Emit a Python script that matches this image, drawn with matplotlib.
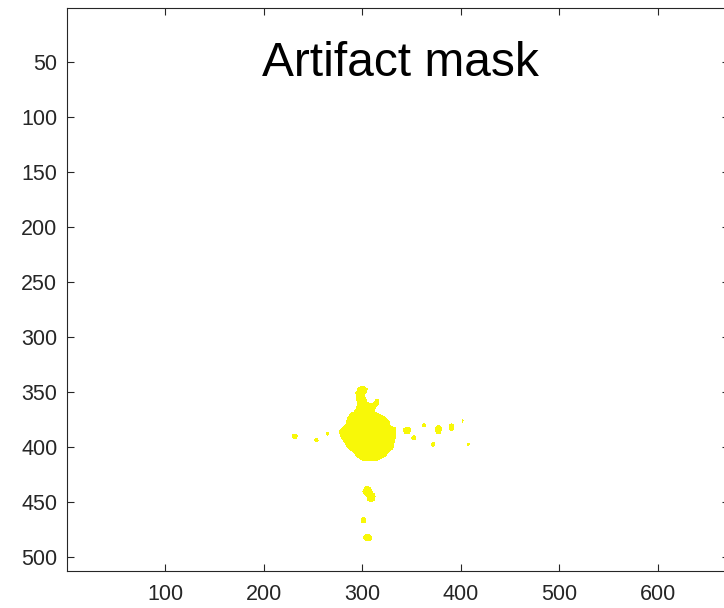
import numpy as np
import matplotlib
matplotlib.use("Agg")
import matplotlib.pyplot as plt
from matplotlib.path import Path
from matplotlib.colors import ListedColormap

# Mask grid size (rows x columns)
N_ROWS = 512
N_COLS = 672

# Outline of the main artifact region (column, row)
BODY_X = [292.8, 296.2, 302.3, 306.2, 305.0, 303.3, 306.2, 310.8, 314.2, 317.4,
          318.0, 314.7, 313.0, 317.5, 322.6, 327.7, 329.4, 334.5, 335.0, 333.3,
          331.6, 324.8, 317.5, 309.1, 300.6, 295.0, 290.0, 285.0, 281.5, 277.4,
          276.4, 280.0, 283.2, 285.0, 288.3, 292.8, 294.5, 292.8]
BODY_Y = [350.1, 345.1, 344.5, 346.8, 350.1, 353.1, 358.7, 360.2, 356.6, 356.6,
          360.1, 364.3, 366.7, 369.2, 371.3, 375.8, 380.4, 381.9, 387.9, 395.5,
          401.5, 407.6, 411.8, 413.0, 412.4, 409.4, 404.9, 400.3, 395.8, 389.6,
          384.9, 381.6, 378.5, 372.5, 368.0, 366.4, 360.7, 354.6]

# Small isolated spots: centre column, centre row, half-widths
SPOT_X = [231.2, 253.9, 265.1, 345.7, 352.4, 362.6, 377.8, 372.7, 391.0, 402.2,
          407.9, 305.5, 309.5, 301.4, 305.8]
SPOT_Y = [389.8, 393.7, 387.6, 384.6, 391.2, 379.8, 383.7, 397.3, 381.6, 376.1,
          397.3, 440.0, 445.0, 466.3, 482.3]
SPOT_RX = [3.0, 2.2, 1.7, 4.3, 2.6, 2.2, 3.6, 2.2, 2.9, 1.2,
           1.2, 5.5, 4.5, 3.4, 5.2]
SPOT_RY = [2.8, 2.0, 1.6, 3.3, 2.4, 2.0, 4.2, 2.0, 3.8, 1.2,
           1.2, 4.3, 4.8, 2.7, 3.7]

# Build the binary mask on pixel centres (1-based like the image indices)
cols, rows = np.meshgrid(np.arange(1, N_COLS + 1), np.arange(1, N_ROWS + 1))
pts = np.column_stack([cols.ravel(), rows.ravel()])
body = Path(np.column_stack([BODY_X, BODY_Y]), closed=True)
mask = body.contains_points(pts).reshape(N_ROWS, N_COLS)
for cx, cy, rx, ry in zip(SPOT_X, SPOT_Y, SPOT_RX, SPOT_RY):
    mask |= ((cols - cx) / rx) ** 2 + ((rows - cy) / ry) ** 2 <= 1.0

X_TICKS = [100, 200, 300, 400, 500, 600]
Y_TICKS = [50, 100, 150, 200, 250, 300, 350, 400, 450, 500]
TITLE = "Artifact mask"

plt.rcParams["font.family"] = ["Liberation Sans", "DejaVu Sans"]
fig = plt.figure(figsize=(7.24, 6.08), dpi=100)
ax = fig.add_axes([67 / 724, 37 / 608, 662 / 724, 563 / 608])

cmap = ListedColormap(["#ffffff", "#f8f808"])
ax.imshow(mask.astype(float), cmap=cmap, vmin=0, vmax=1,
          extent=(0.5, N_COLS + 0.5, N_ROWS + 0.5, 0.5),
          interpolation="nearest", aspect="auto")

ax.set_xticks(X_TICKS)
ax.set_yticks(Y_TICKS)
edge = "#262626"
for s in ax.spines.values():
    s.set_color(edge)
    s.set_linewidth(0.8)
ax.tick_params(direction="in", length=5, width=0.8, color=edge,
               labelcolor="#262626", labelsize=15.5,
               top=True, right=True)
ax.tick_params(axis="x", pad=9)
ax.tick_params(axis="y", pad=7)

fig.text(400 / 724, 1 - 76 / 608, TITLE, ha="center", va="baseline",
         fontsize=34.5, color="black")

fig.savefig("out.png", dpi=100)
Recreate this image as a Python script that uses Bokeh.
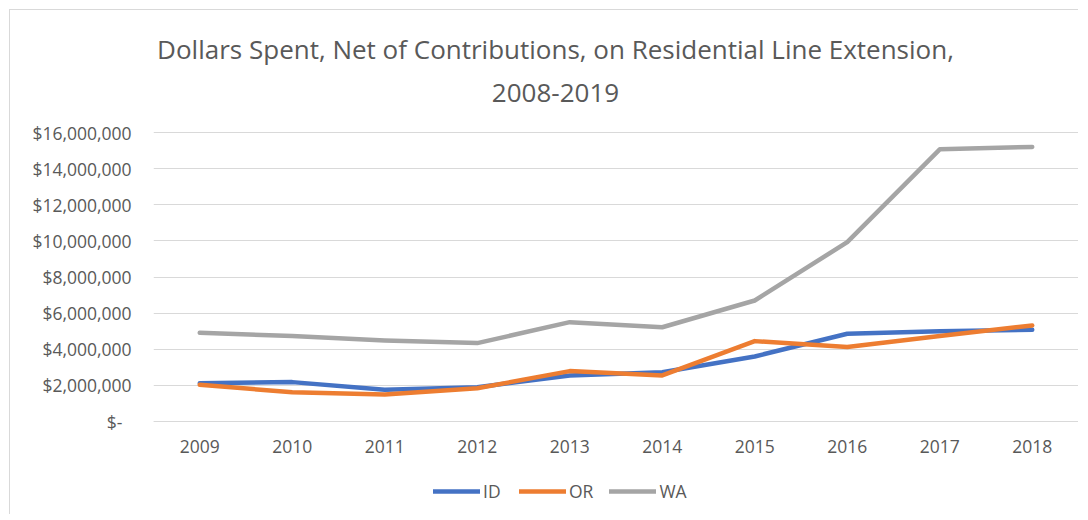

# WRITTEN INSTRUCTION
Leave images out of the retyped records; keep all else exact.

# SOLUTION TO THIS EXERCISE
Emit a Python script that matches this image, drawn with matplotlib.
import numpy as np
import matplotlib
matplotlib.use("Agg")
import matplotlib.pyplot as plt
from matplotlib.path import Path
from matplotlib.colors import ListedColormap

# Mask grid size (rows x columns)
N_ROWS = 512
N_COLS = 672

# Outline of the main artifact region (column, row)
BODY_X = [292.8, 296.2, 302.3, 306.2, 305.0, 303.3, 306.2, 310.8, 314.2, 317.4,
          318.0, 314.7, 313.0, 317.5, 322.6, 327.7, 329.4, 334.5, 335.0, 333.3,
          331.6, 324.8, 317.5, 309.1, 300.6, 295.0, 290.0, 285.0, 281.5, 277.4,
          276.4, 280.0, 283.2, 285.0, 288.3, 292.8, 294.5, 292.8]
BODY_Y = [350.1, 345.1, 344.5, 346.8, 350.1, 353.1, 358.7, 360.2, 356.6, 356.6,
          360.1, 364.3, 366.7, 369.2, 371.3, 375.8, 380.4, 381.9, 387.9, 395.5,
          401.5, 407.6, 411.8, 413.0, 412.4, 409.4, 404.9, 400.3, 395.8, 389.6,
          384.9, 381.6, 378.5, 372.5, 368.0, 366.4, 360.7, 354.6]

# Small isolated spots: centre column, centre row, half-widths
SPOT_X = [231.2, 253.9, 265.1, 345.7, 352.4, 362.6, 377.8, 372.7, 391.0, 402.2,
          407.9, 305.5, 309.5, 301.4, 305.8]
SPOT_Y = [389.8, 393.7, 387.6, 384.6, 391.2, 379.8, 383.7, 397.3, 381.6, 376.1,
          397.3, 440.0, 445.0, 466.3, 482.3]
SPOT_RX = [3.0, 2.2, 1.7, 4.3, 2.6, 2.2, 3.6, 2.2, 2.9, 1.2,
           1.2, 5.5, 4.5, 3.4, 5.2]
SPOT_RY = [2.8, 2.0, 1.6, 3.3, 2.4, 2.0, 4.2, 2.0, 3.8, 1.2,
           1.2, 4.3, 4.8, 2.7, 3.7]

# Build the binary mask on pixel centres (1-based like the image indices)
cols, rows = np.meshgrid(np.arange(1, N_COLS + 1), np.arange(1, N_ROWS + 1))
pts = np.column_stack([cols.ravel(), rows.ravel()])
body = Path(np.column_stack([BODY_X, BODY_Y]), closed=True)
mask = body.contains_points(pts).reshape(N_ROWS, N_COLS)
for cx, cy, rx, ry in zip(SPOT_X, SPOT_Y, SPOT_RX, SPOT_RY):
    mask |= ((cols - cx) / rx) ** 2 + ((rows - cy) / ry) ** 2 <= 1.0

X_TICKS = [100, 200, 300, 400, 500, 600]
Y_TICKS = [50, 100, 150, 200, 250, 300, 350, 400, 450, 500]
TITLE = "Artifact mask"

plt.rcParams["font.family"] = ["Liberation Sans", "DejaVu Sans"]
fig = plt.figure(figsize=(7.24, 6.08), dpi=100)
ax = fig.add_axes([67 / 724, 37 / 608, 662 / 724, 563 / 608])

cmap = ListedColormap(["#ffffff", "#f8f808"])
ax.imshow(mask.astype(float), cmap=cmap, vmin=0, vmax=1,
          extent=(0.5, N_COLS + 0.5, N_ROWS + 0.5, 0.5),
          interpolation="nearest", aspect="auto")

ax.set_xticks(X_TICKS)
ax.set_yticks(Y_TICKS)
edge = "#262626"
for s in ax.spines.values():
    s.set_color(edge)
    s.set_linewidth(0.8)
ax.tick_params(direction="in", length=5, width=0.8, color=edge,
               labelcolor="#262626", labelsize=15.5,
               top=True, right=True)
ax.tick_params(axis="x", pad=9)
ax.tick_params(axis="y", pad=7)

fig.text(400 / 724, 1 - 76 / 608, TITLE, ha="center", va="baseline",
         fontsize=34.5, color="black")

fig.savefig("out.png", dpi=100)
Recreate this image as a Python script that uses Bokeh.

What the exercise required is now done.